Your instructions:
Quote the listing below in its entirety, omitting every image.

Data entries:
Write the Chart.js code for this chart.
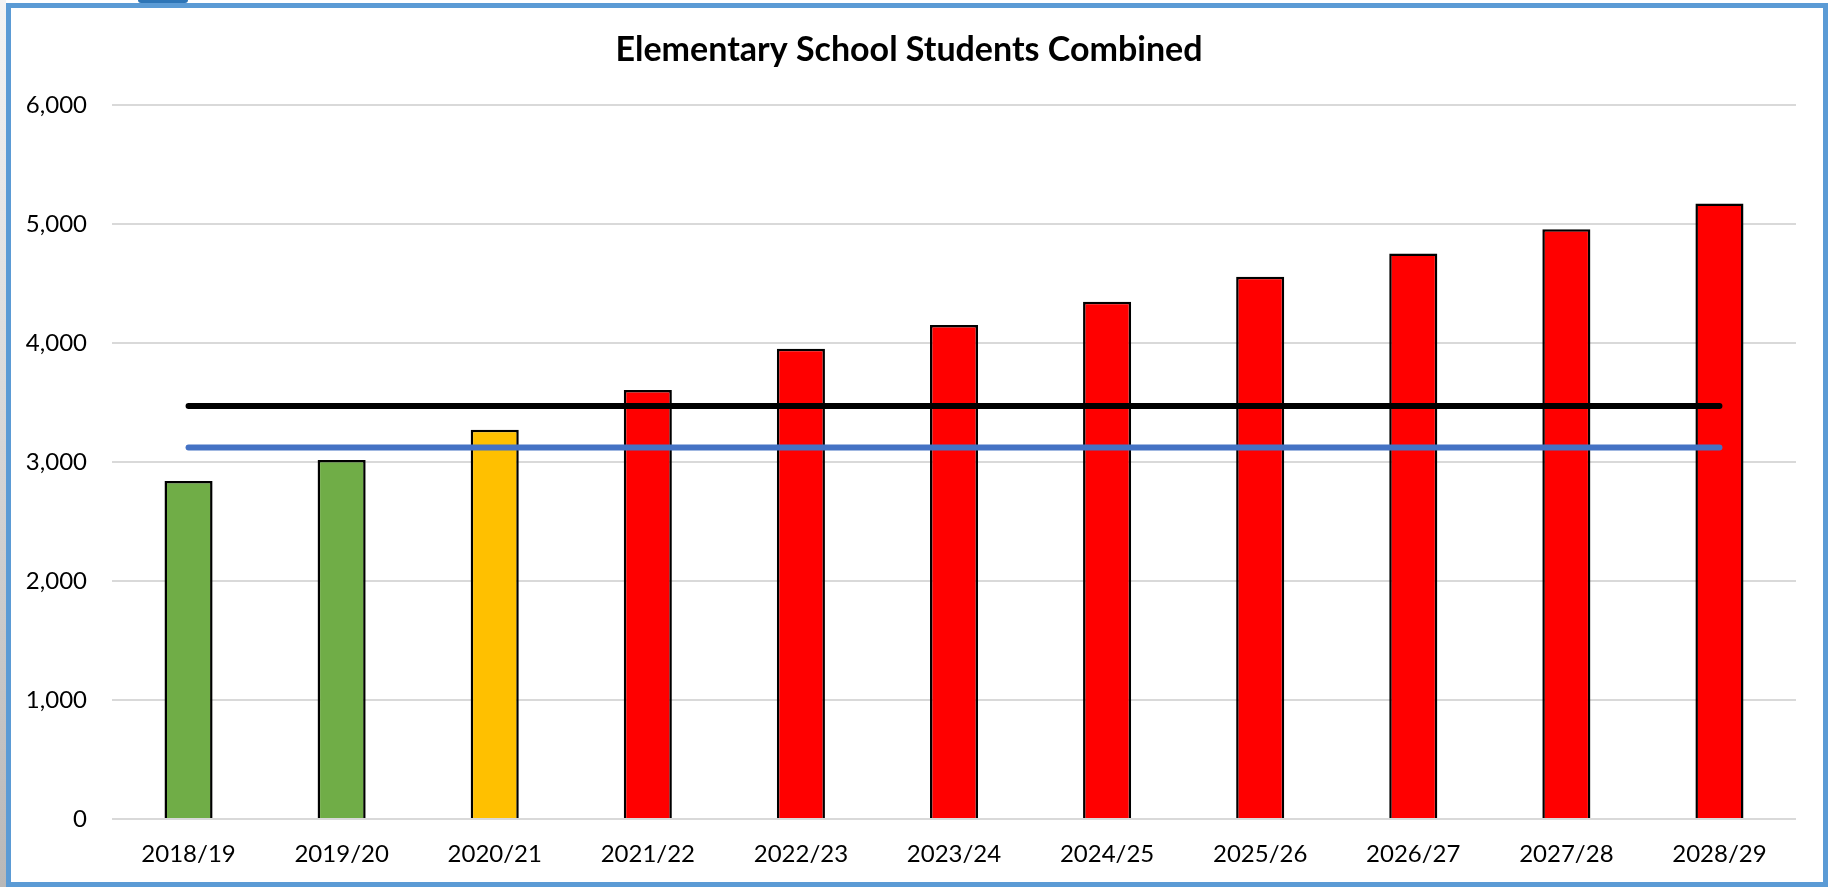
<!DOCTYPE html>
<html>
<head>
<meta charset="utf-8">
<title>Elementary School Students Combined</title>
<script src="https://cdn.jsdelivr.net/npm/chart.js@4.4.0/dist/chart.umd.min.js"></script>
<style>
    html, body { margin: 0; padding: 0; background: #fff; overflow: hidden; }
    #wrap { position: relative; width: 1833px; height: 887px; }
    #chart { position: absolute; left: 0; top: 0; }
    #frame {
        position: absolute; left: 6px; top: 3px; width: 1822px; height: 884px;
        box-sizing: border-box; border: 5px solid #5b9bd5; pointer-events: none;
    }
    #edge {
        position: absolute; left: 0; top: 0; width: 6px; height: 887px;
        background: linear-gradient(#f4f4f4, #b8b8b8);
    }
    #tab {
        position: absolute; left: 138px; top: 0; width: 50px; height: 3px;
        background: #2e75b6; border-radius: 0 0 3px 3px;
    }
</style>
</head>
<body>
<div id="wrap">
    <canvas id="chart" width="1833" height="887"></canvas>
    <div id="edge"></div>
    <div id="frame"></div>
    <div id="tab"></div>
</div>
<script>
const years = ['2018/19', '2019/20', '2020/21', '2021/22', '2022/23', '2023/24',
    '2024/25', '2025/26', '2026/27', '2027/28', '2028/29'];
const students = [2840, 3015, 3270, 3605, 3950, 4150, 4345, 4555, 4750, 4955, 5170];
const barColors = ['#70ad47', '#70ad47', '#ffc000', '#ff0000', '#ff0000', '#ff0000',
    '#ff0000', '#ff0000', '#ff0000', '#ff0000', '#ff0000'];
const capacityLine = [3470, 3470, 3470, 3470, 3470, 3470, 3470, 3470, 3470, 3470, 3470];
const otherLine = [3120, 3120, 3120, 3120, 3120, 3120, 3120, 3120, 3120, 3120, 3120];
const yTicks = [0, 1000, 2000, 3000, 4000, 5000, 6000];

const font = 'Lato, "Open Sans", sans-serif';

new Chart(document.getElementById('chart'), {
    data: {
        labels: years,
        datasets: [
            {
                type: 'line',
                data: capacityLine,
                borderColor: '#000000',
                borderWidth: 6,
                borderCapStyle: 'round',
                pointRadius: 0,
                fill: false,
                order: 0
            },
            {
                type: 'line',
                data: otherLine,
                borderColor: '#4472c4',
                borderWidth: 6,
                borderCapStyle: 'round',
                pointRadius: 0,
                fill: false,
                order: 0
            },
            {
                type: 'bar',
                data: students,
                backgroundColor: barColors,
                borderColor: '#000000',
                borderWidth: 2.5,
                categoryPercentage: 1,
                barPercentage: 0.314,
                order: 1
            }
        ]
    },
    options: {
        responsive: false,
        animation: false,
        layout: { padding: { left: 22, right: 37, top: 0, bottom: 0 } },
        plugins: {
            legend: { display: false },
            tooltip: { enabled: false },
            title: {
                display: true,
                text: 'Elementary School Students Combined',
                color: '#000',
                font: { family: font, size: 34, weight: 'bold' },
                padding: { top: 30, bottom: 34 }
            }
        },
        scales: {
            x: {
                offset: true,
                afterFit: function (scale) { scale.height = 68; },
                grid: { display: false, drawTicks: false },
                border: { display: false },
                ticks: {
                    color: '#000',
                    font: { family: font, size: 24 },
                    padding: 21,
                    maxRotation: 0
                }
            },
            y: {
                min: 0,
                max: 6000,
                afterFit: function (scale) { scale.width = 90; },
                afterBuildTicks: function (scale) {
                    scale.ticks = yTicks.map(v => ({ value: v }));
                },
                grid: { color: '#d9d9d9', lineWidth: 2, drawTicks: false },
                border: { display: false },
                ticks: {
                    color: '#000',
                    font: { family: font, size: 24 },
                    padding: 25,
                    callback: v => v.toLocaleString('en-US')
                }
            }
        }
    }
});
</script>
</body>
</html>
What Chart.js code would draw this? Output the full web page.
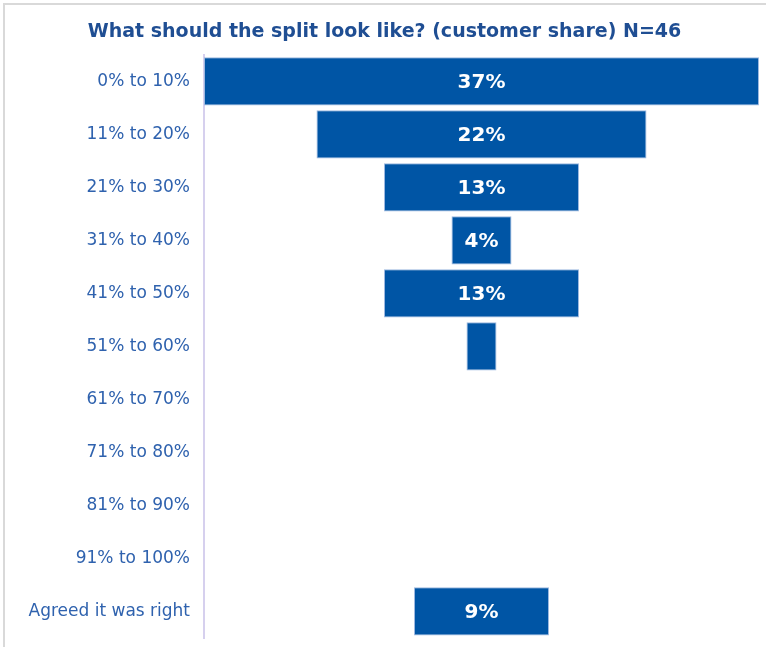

Task response:
Write the Chart.js code for this chart.
<!DOCTYPE html>
<html>
<head>
<meta charset="utf-8">
<title>Elementary School Students Combined</title>
<script src="https://cdn.jsdelivr.net/npm/chart.js@4.4.0/dist/chart.umd.min.js"></script>
<style>
    html, body { margin: 0; padding: 0; background: #fff; overflow: hidden; }
    #wrap { position: relative; width: 1833px; height: 887px; }
    #chart { position: absolute; left: 0; top: 0; }
    #frame {
        position: absolute; left: 6px; top: 3px; width: 1822px; height: 884px;
        box-sizing: border-box; border: 5px solid #5b9bd5; pointer-events: none;
    }
    #edge {
        position: absolute; left: 0; top: 0; width: 6px; height: 887px;
        background: linear-gradient(#f4f4f4, #b8b8b8);
    }
    #tab {
        position: absolute; left: 138px; top: 0; width: 50px; height: 3px;
        background: #2e75b6; border-radius: 0 0 3px 3px;
    }
</style>
</head>
<body>
<div id="wrap">
    <canvas id="chart" width="1833" height="887"></canvas>
    <div id="edge"></div>
    <div id="frame"></div>
    <div id="tab"></div>
</div>
<script>
const years = ['2018/19', '2019/20', '2020/21', '2021/22', '2022/23', '2023/24',
    '2024/25', '2025/26', '2026/27', '2027/28', '2028/29'];
const students = [2840, 3015, 3270, 3605, 3950, 4150, 4345, 4555, 4750, 4955, 5170];
const barColors = ['#70ad47', '#70ad47', '#ffc000', '#ff0000', '#ff0000', '#ff0000',
    '#ff0000', '#ff0000', '#ff0000', '#ff0000', '#ff0000'];
const capacityLine = [3470, 3470, 3470, 3470, 3470, 3470, 3470, 3470, 3470, 3470, 3470];
const otherLine = [3120, 3120, 3120, 3120, 3120, 3120, 3120, 3120, 3120, 3120, 3120];
const yTicks = [0, 1000, 2000, 3000, 4000, 5000, 6000];

const font = 'Lato, "Open Sans", sans-serif';

new Chart(document.getElementById('chart'), {
    data: {
        labels: years,
        datasets: [
            {
                type: 'line',
                data: capacityLine,
                borderColor: '#000000',
                borderWidth: 6,
                borderCapStyle: 'round',
                pointRadius: 0,
                fill: false,
                order: 0
            },
            {
                type: 'line',
                data: otherLine,
                borderColor: '#4472c4',
                borderWidth: 6,
                borderCapStyle: 'round',
                pointRadius: 0,
                fill: false,
                order: 0
            },
            {
                type: 'bar',
                data: students,
                backgroundColor: barColors,
                borderColor: '#000000',
                borderWidth: 2.5,
                categoryPercentage: 1,
                barPercentage: 0.314,
                order: 1
            }
        ]
    },
    options: {
        responsive: false,
        animation: false,
        layout: { padding: { left: 22, right: 37, top: 0, bottom: 0 } },
        plugins: {
            legend: { display: false },
            tooltip: { enabled: false },
            title: {
                display: true,
                text: 'Elementary School Students Combined',
                color: '#000',
                font: { family: font, size: 34, weight: 'bold' },
                padding: { top: 30, bottom: 34 }
            }
        },
        scales: {
            x: {
                offset: true,
                afterFit: function (scale) { scale.height = 68; },
                grid: { display: false, drawTicks: false },
                border: { display: false },
                ticks: {
                    color: '#000',
                    font: { family: font, size: 24 },
                    padding: 21,
                    maxRotation: 0
                }
            },
            y: {
                min: 0,
                max: 6000,
                afterFit: function (scale) { scale.width = 90; },
                afterBuildTicks: function (scale) {
                    scale.ticks = yTicks.map(v => ({ value: v }));
                },
                grid: { color: '#d9d9d9', lineWidth: 2, drawTicks: false },
                border: { display: false },
                ticks: {
                    color: '#000',
                    font: { family: font, size: 24 },
                    padding: 25,
                    callback: v => v.toLocaleString('en-US')
                }
            }
        }
    }
});
</script>
</body>
</html>
What Chart.js code would draw this? Output the full web page.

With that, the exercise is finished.